Dry erase paint is a new trend that is making all types of spaces more fun and functional
Tips for using dry erase paint
– Dry erase paint (or white board paint) actually takes two cans of paint that need to be mixed together and painted on the surface. (The paint doesn’t come pre-mixed because it needs to be used within a certain time frame, about an hour or two for many brands, once the two paints are mixed.) If you don’t want to be pressed for time and rush your paint coats, try dividing the paint up into smaller portions and mixing them together as needed. Just keep the paint ratio the same: If you pour out 1/3 of one can, pour out 1/3 of the other can as well.
– Start with a smooth surface. Section off the area you want to use, sand down any unevenness or old layers of paint, and paint the area with paint primer (This step is optional with some brands). Keep primer layers thin to avoid build-up and drips that will require re-sanding.
– Paint thin coats of the dry erase paint mixture and use at least 3-4 coats.
– Make your project a magnetic dry erase board, too! Just add this extra step: After priming, apply 4-6 thin coats of magnetic paint, sand any unevenness with a fine grit sand paper, and apply your dry erase paint over it once dry.
– Once you start using your new dry erase board, keep some dry erase spray and a rag on hand for easy cleanup.
Popular Whiteboard Paint Options
1. Rustoleum Dry Erase
Rustoleum’s dry erase paint will run you about $100 per 50 square feet, depending on the retailer you buy from. After you finish with painting your surface, you need to wait 72 hours (3 days) before using the area.
Vincinity costs $230 per 50 square feet. It will look like the classic dry erase board and is one of the better brands for use and clean up outlasting some of the others by a long way. Its been used in high grade jobs like Barangaroo and in the westpac building. After applying, the area will be ready to use in 4 days
What you’ll need
Sand paper (Bigger grits can start you off, but you’ll want a fine grit to finish with.)
Interior latex primer
High density/ultra-smooth paint roller
Dry erase paint
Plastic floor covering
Protective eye, nose, and mouth coverings for sanding
Optional: Spackle and spackling tool if you need to cover holes
How to turn a wall into a dry erase board
1. Prep the area by laying down plastic covering to protect walls and floors from paint drips.
2. With painters tape, frame the area where you want your dry erase wall.
3. Sand the area with sand paper and sander until the area is smooth. (Spackle up any holes you uncover and re-sand the spackle until smooth.)
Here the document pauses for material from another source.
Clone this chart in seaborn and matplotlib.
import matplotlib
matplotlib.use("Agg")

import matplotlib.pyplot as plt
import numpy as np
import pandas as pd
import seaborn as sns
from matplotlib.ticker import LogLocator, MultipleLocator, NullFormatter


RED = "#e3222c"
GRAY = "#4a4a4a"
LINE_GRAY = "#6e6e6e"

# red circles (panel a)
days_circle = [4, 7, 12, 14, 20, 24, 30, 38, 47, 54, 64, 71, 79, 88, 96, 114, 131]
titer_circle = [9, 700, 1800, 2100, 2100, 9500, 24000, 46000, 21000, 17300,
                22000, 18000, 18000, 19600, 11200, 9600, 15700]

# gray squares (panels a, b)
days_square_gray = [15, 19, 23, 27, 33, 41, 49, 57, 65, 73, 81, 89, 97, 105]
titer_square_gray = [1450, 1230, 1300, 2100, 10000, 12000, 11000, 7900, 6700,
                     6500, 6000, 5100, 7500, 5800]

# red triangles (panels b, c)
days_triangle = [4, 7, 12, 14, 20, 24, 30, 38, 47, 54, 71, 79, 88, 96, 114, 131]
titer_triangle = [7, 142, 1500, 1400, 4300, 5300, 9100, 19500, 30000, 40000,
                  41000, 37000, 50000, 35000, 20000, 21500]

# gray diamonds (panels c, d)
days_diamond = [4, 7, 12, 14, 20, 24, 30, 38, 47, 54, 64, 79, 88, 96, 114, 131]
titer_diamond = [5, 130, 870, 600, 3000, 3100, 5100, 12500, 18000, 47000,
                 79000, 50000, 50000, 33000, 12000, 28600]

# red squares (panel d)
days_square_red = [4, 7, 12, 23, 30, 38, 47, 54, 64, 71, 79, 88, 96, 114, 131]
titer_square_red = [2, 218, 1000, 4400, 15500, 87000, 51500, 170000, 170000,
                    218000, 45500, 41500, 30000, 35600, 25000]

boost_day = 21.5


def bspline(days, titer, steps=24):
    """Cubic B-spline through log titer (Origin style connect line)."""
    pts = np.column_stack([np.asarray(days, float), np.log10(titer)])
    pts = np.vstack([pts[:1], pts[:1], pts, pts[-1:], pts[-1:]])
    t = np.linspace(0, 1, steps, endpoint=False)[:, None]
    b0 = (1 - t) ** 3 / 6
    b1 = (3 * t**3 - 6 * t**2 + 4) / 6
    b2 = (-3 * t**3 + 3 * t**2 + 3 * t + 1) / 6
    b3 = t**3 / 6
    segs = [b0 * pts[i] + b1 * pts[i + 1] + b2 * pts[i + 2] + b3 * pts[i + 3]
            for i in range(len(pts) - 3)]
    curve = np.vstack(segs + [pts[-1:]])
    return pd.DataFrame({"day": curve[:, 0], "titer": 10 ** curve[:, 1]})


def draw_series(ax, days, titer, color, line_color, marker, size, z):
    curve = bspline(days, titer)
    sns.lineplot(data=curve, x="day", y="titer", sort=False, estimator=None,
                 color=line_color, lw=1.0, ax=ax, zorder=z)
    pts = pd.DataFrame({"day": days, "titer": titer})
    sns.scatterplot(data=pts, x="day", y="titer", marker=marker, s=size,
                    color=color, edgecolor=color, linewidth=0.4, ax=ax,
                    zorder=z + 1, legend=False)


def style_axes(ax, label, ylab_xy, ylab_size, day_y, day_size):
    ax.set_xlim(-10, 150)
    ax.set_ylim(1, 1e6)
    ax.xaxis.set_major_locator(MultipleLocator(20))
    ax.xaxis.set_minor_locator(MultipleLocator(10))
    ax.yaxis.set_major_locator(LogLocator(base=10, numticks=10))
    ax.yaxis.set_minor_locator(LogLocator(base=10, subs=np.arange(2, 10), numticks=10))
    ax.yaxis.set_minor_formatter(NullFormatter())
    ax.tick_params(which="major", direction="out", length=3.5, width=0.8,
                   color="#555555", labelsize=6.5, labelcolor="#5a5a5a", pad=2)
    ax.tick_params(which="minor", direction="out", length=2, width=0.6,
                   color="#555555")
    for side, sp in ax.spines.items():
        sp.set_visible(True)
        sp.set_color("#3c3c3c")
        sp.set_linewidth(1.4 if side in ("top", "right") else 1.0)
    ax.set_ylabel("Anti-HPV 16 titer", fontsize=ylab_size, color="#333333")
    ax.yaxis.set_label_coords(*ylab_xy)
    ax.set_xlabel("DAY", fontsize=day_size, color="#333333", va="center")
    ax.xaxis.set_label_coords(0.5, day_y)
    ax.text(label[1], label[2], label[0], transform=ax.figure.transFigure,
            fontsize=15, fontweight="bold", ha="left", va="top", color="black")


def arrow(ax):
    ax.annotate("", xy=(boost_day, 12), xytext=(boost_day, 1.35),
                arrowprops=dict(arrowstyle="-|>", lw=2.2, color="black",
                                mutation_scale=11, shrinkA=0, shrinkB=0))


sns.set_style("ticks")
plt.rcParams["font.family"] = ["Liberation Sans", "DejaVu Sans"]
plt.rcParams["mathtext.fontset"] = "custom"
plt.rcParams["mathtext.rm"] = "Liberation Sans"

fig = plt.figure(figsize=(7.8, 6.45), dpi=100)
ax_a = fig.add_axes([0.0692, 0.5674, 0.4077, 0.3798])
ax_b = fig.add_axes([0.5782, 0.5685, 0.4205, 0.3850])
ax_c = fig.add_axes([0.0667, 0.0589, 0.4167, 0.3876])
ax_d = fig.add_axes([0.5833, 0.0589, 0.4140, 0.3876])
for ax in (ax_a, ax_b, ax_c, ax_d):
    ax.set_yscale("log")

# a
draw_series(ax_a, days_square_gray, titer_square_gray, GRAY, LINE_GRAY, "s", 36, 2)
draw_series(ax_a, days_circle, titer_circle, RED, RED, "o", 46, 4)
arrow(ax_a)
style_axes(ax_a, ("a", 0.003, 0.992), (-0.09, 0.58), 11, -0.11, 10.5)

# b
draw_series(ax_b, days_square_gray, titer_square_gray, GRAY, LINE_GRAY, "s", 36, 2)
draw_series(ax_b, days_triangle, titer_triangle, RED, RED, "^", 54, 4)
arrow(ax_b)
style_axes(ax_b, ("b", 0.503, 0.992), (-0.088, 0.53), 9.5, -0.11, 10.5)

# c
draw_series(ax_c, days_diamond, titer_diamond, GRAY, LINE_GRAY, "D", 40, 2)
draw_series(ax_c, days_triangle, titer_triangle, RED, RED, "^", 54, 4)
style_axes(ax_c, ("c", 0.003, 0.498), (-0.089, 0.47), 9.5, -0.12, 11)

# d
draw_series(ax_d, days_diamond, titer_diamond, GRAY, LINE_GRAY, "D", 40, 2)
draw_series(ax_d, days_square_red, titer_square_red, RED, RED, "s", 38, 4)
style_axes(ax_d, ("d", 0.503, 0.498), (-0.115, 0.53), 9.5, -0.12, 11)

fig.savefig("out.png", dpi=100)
4. Apply 1-2 thin coats of interior latex primer. (If you are using a clear dry erase paint and want color, you will also need to paint the wall the desired color.)
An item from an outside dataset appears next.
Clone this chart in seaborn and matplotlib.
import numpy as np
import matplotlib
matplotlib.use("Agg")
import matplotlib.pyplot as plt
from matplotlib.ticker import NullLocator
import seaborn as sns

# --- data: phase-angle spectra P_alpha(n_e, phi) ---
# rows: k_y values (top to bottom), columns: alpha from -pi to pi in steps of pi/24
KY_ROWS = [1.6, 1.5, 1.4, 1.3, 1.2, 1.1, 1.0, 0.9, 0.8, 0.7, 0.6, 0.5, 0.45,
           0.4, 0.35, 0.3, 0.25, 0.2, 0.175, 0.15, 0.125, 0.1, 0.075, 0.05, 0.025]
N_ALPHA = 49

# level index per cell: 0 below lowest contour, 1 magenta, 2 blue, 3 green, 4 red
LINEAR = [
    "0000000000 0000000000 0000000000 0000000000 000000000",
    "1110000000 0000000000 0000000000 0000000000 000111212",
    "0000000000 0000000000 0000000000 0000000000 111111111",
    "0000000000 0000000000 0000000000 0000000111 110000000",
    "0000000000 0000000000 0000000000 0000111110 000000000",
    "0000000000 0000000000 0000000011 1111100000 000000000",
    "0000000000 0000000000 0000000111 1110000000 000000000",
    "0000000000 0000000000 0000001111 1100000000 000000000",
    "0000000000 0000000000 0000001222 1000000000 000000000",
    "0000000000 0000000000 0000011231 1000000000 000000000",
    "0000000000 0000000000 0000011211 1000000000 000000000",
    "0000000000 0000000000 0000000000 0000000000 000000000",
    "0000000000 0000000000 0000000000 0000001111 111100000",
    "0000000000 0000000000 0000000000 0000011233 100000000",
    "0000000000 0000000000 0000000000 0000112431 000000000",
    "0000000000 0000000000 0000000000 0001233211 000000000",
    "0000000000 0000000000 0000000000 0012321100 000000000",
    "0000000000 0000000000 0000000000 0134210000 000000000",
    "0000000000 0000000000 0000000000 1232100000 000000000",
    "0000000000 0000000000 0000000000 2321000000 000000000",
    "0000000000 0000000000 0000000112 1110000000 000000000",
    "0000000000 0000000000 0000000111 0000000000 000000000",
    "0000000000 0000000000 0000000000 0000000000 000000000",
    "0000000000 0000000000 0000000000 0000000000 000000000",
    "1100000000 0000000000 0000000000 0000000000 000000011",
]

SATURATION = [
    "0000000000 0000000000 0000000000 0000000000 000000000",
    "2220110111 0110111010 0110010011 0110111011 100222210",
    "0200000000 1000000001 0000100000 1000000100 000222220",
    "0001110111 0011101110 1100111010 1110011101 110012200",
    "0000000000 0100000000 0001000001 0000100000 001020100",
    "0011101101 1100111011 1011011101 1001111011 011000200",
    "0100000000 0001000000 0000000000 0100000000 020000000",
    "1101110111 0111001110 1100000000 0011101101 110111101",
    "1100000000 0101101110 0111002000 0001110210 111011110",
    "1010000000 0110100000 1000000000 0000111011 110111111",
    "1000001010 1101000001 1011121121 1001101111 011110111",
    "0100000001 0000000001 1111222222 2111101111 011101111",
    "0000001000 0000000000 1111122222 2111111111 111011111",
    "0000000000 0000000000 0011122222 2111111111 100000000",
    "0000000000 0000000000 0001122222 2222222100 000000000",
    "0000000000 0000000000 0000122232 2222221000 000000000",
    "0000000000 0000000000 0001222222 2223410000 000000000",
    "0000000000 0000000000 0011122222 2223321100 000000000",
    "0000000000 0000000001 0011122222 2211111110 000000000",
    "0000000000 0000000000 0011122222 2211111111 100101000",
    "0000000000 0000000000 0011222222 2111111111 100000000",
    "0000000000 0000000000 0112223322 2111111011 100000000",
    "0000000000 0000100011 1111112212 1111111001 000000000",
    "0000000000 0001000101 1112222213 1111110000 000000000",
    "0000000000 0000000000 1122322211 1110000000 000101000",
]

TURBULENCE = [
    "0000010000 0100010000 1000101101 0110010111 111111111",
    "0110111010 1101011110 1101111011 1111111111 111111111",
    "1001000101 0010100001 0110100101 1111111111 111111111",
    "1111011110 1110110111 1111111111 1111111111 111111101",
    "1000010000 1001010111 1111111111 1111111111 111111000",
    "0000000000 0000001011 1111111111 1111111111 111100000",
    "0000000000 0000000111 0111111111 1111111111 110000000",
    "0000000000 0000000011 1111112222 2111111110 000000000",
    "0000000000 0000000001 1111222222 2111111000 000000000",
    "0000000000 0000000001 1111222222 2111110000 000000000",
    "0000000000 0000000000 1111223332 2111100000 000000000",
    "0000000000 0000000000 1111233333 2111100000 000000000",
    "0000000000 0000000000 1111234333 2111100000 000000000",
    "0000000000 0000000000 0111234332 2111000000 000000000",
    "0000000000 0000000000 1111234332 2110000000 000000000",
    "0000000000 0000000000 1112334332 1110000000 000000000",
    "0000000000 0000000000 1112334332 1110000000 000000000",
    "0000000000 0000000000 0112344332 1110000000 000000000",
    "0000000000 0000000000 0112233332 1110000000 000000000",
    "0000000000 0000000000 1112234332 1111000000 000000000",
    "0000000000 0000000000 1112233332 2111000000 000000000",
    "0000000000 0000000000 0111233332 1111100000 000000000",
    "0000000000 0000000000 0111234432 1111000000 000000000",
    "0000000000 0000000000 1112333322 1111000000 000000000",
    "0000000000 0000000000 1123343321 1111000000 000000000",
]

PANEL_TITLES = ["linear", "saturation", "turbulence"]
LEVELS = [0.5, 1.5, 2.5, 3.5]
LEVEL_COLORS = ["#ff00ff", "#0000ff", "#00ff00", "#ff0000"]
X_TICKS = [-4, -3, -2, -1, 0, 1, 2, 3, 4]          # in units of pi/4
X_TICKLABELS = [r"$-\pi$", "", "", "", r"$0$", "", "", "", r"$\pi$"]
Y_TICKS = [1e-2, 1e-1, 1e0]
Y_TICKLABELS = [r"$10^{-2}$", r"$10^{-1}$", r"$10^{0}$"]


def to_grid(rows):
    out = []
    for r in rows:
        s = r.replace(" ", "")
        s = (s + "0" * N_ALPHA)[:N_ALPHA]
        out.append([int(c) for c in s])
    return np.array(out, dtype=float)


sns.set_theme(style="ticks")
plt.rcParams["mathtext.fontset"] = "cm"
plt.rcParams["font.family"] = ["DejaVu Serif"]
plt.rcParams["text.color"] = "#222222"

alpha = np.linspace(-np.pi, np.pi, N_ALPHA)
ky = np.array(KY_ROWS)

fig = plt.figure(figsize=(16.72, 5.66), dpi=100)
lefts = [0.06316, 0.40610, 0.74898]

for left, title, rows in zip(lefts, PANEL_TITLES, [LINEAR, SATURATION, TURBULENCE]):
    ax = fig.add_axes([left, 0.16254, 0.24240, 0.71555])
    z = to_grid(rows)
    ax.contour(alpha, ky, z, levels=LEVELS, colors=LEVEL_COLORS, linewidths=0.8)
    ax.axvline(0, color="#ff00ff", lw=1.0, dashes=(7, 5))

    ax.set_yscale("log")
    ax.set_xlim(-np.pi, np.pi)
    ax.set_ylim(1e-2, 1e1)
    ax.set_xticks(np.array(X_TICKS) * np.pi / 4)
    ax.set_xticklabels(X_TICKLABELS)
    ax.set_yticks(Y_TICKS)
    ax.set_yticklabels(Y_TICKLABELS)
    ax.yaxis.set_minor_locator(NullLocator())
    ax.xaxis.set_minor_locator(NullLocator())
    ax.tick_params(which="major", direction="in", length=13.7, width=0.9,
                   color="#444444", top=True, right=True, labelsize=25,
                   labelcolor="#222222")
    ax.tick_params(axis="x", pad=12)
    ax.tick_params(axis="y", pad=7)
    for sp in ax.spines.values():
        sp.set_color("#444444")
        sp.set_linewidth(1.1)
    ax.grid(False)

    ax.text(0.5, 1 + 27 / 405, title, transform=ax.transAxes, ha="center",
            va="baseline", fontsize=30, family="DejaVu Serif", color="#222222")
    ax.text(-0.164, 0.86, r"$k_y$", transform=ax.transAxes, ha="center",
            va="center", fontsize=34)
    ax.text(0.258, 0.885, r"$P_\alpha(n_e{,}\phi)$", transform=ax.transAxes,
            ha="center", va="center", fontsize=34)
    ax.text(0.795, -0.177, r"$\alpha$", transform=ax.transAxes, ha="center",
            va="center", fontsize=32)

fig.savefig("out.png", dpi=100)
5. Mix the two cans of dry erase paint together. Remember to proportionally divide and mix the paint if you don’t want to rush to use all the paint within 1-2 hours; this method may help you have better results as each layer will be able to fully dry before the next coat is applied.
6. Apply the dry erase paint mixture to the wall in thin coats. You will need about 2-3 coats.
7. Let the paint dry the required amount of wait time.
8. Try out your new paint with dry erase markers!
– Paint a table top for a paper-optional work (or play) space.
– Paint a pantry door for an easy place to leave notes or make grocery lists.
– Paint the meeting room wall at the office for brainstorming sessions or presentations.
– Paint a classroom for tutorials that can take place anywhere.
– Paint a kid’s room to solve the no-writing-on-the-walls problem.
– Paint a ceiling to create a showcase for temporary art or inspiration.